Where $U_{ab}$ is known as the Coulomb integral $$ U_{ab} = \int d^{3}r_{1} \int d^{3}r_{2} \frac{|\psi_{a}(r_{1})|^{2}|\psi_{a}(r_{2})|^{2}}{|r_{1} -r_{2}|} $$

and $J_{ab}$ is known as the famous exchange integral

$$ J_{ab} = \int d^{3}r_{1} \int d^{3}r_{2} \frac{\psi^{*}_{a}(r_{1})\psi_{b}(r_{1})\psi^{*}_{b}(r_{2})\psi_{a}(r_{2})}{|r_{1} -r_{2}|} $$

After diagonalizing the $\left(H_{U}\right)_{ab}$ one can find that the triplet states $\uparrow\uparrow,\downarrow\downarrow,\frac{1}{\sqrt{2}}(\uparrow\downarrow + \downarrow\uparrow)$ are the eigen states of $H_{U}$ with the eigenvalue

$$ \varepsilon_{\mathrm{triplet}} = U_{ab} - J_{ab} $$

and the singlet state $\frac{1}{\sqrt{2}}(\uparrow\downarrow - \downarrow\uparrow)$ is the eigenstate of $\left(H_{U}\right)_{ab}$ with eigenvalue

$$ \varepsilon_{\mathrm{singlet}} = U_{ab} + J_{ab} $$

Sign of $U$ and $J$: One can see quite clearly that the Coulomb integral $U_{ab}$ is having a positive integrated. While the sign of exchange integral $J_{ab}$ is not obvious. Nevertheless, by rewriting the integral using the convolution theorem as well as the Fourier transform, one can show that $J_{ab}$ is positive.

Thus, the triplet states are below the singlet state by an energy $2J_{ab}$.

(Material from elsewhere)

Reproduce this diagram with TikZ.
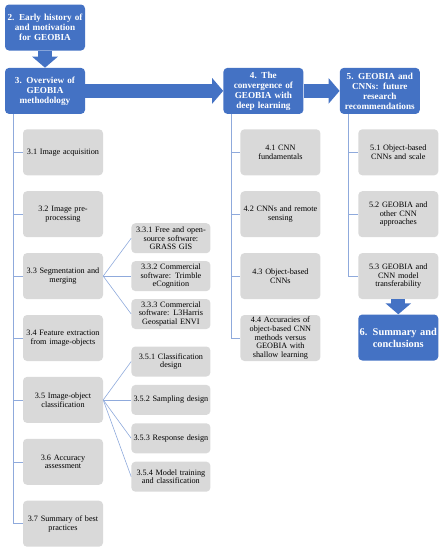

Therefore, the lowest energy configuration of the two-electron system is a triplet or $\uparrow\uparrow,\downarrow\downarrow,\frac{1}{\sqrt{2}}(\uparrow\downarrow + \downarrow\uparrow)$. This is nothing but Hund's first rule: For an atomic shell, the lowest state will have maximum spin.

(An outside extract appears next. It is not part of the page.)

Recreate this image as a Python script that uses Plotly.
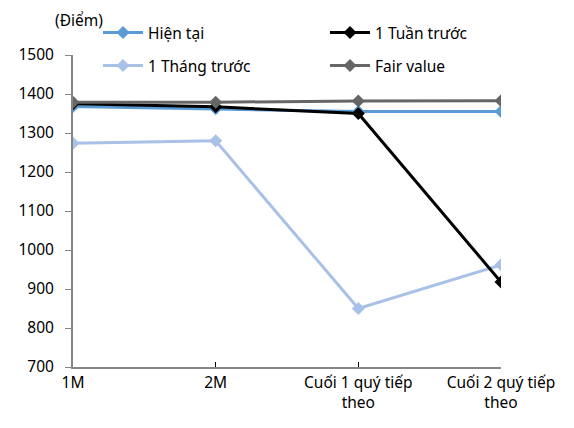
import plotly.graph_objects as go

categories = ["1M", "2M", "Cuối 1 quý tiếp<br>theo", "Cuối 2 quý tiếp<br>theo"]
hien_tai = [1368, 1362, 1355, 1355]
tuan_truoc = [1375, 1367, 1350, 918]
thang_truoc = [1274, 1280, 850, 962]
fair_value = [1379, 1379, 1382, 1383]

FONT = "Noto Sans"
FS = 15.5
W, H = 574, 428
x = list(range(len(categories)))

fig = go.Figure()

def add(name, y, color, legend):
    fig.add_trace(go.Scatter(
        x=x, y=y, name=name, mode="lines+markers",
        line=dict(color=color, width=3),
        marker=dict(symbol="diamond", size=10, color=color),
        legend=legend, showlegend=True,
    ))

add("1 Tháng trước", thang_truoc, "#A9C1E6", "legend3")
add("Hiện tại", hien_tai, "#5B9BD5", "legend")
add("1 Tuần trước", tuan_truoc, "#000000", "legend2")
add("Fair value", fair_value, "#666666", "legend4")

def leg(px, py):
    return dict(orientation="h", xref="container", yref="container",
                x=px / W, y=1 - py / H, xanchor="left", yanchor="middle",
                font=dict(family=FONT, size=FS, color="#000"),
                bgcolor="rgba(0,0,0,0)", itemwidth=40, visible=True)

fig.update_layout(
    width=W, height=H, showlegend=True,
    margin=dict(l=73, r=73, t=55, b=61, autoexpand=False),
    paper_bgcolor="white", plot_bgcolor="white",
    font=dict(family=FONT, size=FS, color="#000"),
    legend=leg(98, 33),
    legend2=leg(325, 33),
    legend3=leg(98, 66),
    legend4=leg(325, 66),
    xaxis=dict(
        range=[0, 3], tickmode="array", tickvals=x, ticktext=categories,
        showgrid=False, zeroline=False, showline=True, linecolor="#868686",
        linewidth=2, ticks="inside", ticklen=5, tickcolor="#000", tickwidth=1,
        tickfont=dict(family=FONT, size=FS), automargin=False,
    ),
    yaxis=dict(
        range=[700, 1500], dtick=100, showgrid=False, zeroline=False,
        showline=True, linecolor="#868686", linewidth=2,
        ticks="outside", ticklen=6, tickcolor="#868686", tickwidth=1,
        tickfont=dict(family=FONT, size=FS), ticklabelstandoff=8,
        automargin=False,
    ),
    annotations=[dict(text="(Điểm)", xref="paper", yref="paper",
                      x=(53 - 73) / 428, y=(428 - 61 - 20) / (428 - 55 - 61),
                      xanchor="left", yanchor="middle", showarrow=False,
                      font=dict(family=FONT, size=FS))],
)

fig.write_html("out.html", config={"displayModeBar": False},
               post_script="document.body.style.margin='0';")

Addendum: Since $H_{U}$ only contains interactions within the system of electrons, it commutes with the total orbital momentum, $[H_{U}, L_{\mathrm{Total}}] = 0$, and also it commutes with the total spin $[H_{U}, S_{\mathrm{Total}}] = 0$. The eigenstates of $H_{0} + H_{U}$ can thus be classified by their quantum numbers $L$ and $S$.

Answer 3

I was really looking forward to the atomic physics portion of my quantum mechanics class and was pretty disappointed with Griffith's hand-wavey qualitative description

By "Griffith[] [sic]" I assume you mean D. J. Griffiths, the author of the undergraduate textbook "Introduction to Quantum Mechanics."

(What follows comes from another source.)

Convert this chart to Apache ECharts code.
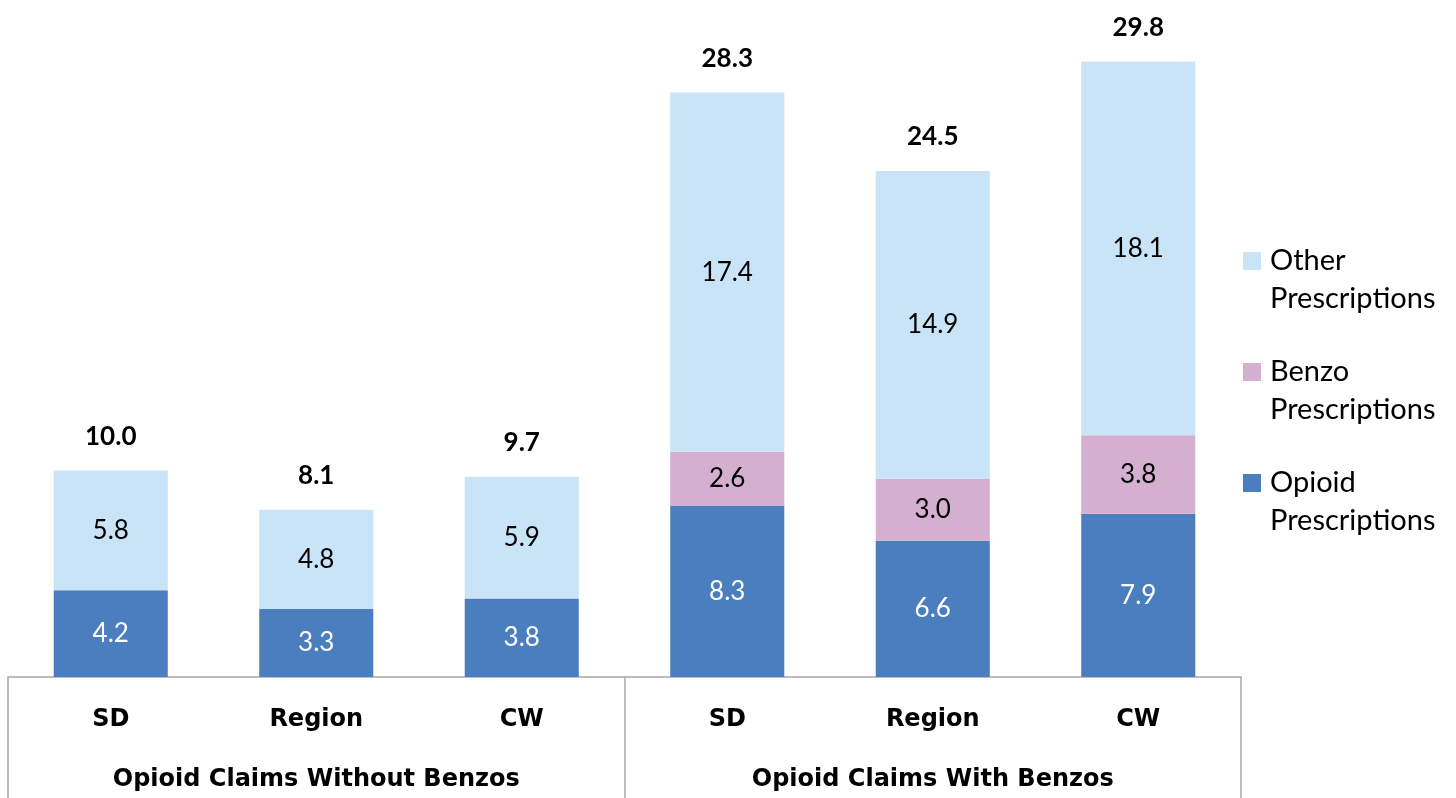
<!DOCTYPE html>
<html>
<head>
<meta charset="utf-8">
<script src="https://cdn.jsdelivr.net/npm/echarts@6/dist/echarts.min.js"></script>
<style>
html,body{margin:0;padding:0;background:#fff;}
#chart{width:1456px;height:798px;}
</style>
</head>
<body>
<div id="chart"></div>
<script>
const categories = ['SD', 'Region', 'CW', 'SD', 'Region', 'CW'];
const groups = ['Opioid Claims Without Benzos', 'Opioid Claims With Benzos'];
const opioid = [4.2, 3.3, 3.8, 8.3, 6.6, 7.9];
const benzo = [0, 0, 0, 2.6, 3.0, 3.8];
const other = [5.8, 4.8, 5.9, 17.4, 14.9, 18.1];
const totals = [10.0, 8.1, 9.7, 28.3, 24.5, 29.8];

const FONT = 'Lato';
const AXFONT = 'DejaVu Sans';
const chart = echarts.init(document.getElementById('chart'));

function segLabel(color) {
  return {
    show: true,
    position: 'inside',
    color: color,
    fontFamily: FONT,
    fontSize: 26,
    formatter: p => (p.value ? Number(p.value).toFixed(1) : '')
  };
}

chart.setOption({
  animation: false,
  backgroundColor: '#ffffff',
  grid: { left: 8, right: 215, top: 16, bottom: 121, containLabel: false },
  legend: {
    orient: 'vertical',
    left: 1243,
    top: 204,
    padding: 0,
    itemGap: -3,
    itemWidth: 18,
    itemHeight: 18,
    icon: 'rect',
    data: ['Other\nPrescriptions', 'Benzo\nPrescriptions', 'Opioid\nPrescriptions'],
    formatter: name => '\n' + name,
    textStyle: {
      fontFamily: FONT,
      fontSize: 29,
      lineHeight: 38,
      color: '#000',
      padding: [0, 0, 0, 4]
    }
  },
  xAxis: [
    {
      type: 'category',
      data: categories,
      position: 'bottom',
      axisLine: { show: false },
      axisTick: { show: false },
      axisLabel: { margin: 31, fontFamily: AXFONT, fontSize: 24, fontWeight: 'bold', color: '#000', interval: 0 }
    },
    {
      type: 'category',
      data: groups,
      position: 'bottom',
      axisLine: { show: true, lineStyle: { color: '#a6a6a6', width: 1.5 } },
      axisTick: { show: true, length: 130, interval: 0, lineStyle: { color: '#a6a6a6', width: 1.5 } },
      axisLabel: { margin: 91, fontFamily: AXFONT, fontSize: 24, fontWeight: 'bold', color: '#000', interval: 0 }
    }
  ],
  yAxis: {
    type: 'value', min: 0, max: 32,
    show: false,
    splitLine: { show: false }
  },
  series: [
    {
      name: 'Opioid\nPrescriptions', type: 'bar', stack: 'a', xAxisIndex: 0,
      barWidth: '55.5%', data: opioid,
      itemStyle: { color: '#4a7ebf' },
      label: segLabel('#ffffff')
    },
    {
      name: 'Benzo\nPrescriptions', type: 'bar', stack: 'a', xAxisIndex: 0,
      barWidth: '55.5%', data: benzo,
      itemStyle: { color: '#d5afcf' },
      label: segLabel('#000000')
    },
    {
      name: 'Other\nPrescriptions', type: 'bar', stack: 'a', xAxisIndex: 0,
      barWidth: '55.5%', data: other,
      itemStyle: { color: '#c9e4f7' },
      label: segLabel('#000000')
    },
    {
      name: 'Total', type: 'bar', stack: 'a', xAxisIndex: 0,
      barWidth: '55.5%', data: totals.map(() => 0),
      itemStyle: { color: 'rgba(0,0,0,0)' },
      label: {
        show: true, position: 'top', distance: 21,
        fontFamily: FONT, fontSize: 26, fontWeight: 'bold', color: '#000',
        formatter: p => totals[p.dataIndex].toFixed(1)
      }
    }
  ]
});
</script>
</body>
</html>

Griffiths' textbook is introductory and does not go into detail about multi-electron atoms, multiplets, and all that.

I've seen several other great posts about Hund's rules on the forums but I want to ask about a rigorous demonstration.

You should read the textbook by the other professor with a name like Griffiths, namely J. S. Griffith (no "s").

J. S. Griffith's "The Theory of Transition-Metal Ions" goes into great detail about Hartree-Fock, multiplets, and about how Hund's rule works. (This book is in the public domain, so you should have no qualms about "stealing" a PDF of it on the internet--hard copies are also available pretty cheap.) Griffith mentions Hund's rule on page 81. I would suggest carefully reading the first 81 pages of this textbook and then you will know more about Hund's rule than most professional physicists.

The textbook by Condon and Shortly titled "The Theory of Atomic Spectra" is another oldie, but a goodie. Those boys are famous in Atomic Physics circles.

Note also that the ground state multiplet as determined by Hund's rules is not always the correct ground state, especially in real solids at very high pressure where the compression of the atoms can cause the ground state to transition from high spin to low spin. See, for example, this article regarding high-spin low-spin transition from 1972. (This is just one article that came up on google, there are many others, some much more recent.)